Konsep Ang Ah dan Sanggah mengajarkan bahwa ilmu pengetahuan (H) adalah penerangan yang harus diterima manusia (Angga) untuk mencapai pencerahan sejati.

Oleh karena itu, seseorang harus terus belajar dan menuntut ilmu untuk mencapai keseimbangan hidup.




---

5. Kesimpulan

Konsep Aksara Ang Ah dan Sanggah saling berkaitan dalam teologi Hindu di Bali.

"Ang Ah" menggambarkan keseimbangan antara roh (Ang) dan materi (Ah), yang merupakan prinsip utama dalam penciptaan dan kehidupan.

"Sanggah" adalah tempat suci yang melambangkan hubungan antara manusia, Tuhan, dan leluhur, serta media untuk memahami dan menyatukan Ang dan Ah dalam diri sendiri.

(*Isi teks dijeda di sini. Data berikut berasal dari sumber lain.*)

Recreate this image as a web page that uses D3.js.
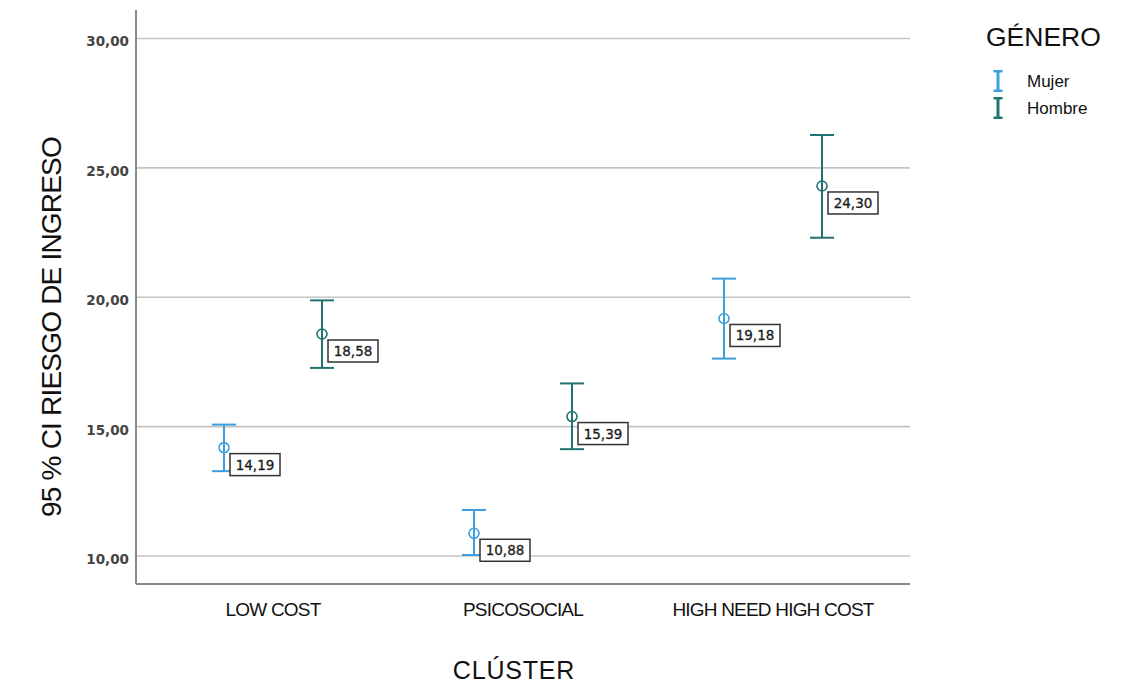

Kesadaran akan hubungan spiritual antara langit dan bumi dalam kehidupan sehari-hari akan membawa manusia menuju harmoni, kebijaksanaan, dan akhirnya pembebasan spiritual (moksa).


Dengan memahami dan menerapkan filosofi ini, manusia dapat menjalani kehidupan yang seimbang dan selaras dengan ajaran dharma.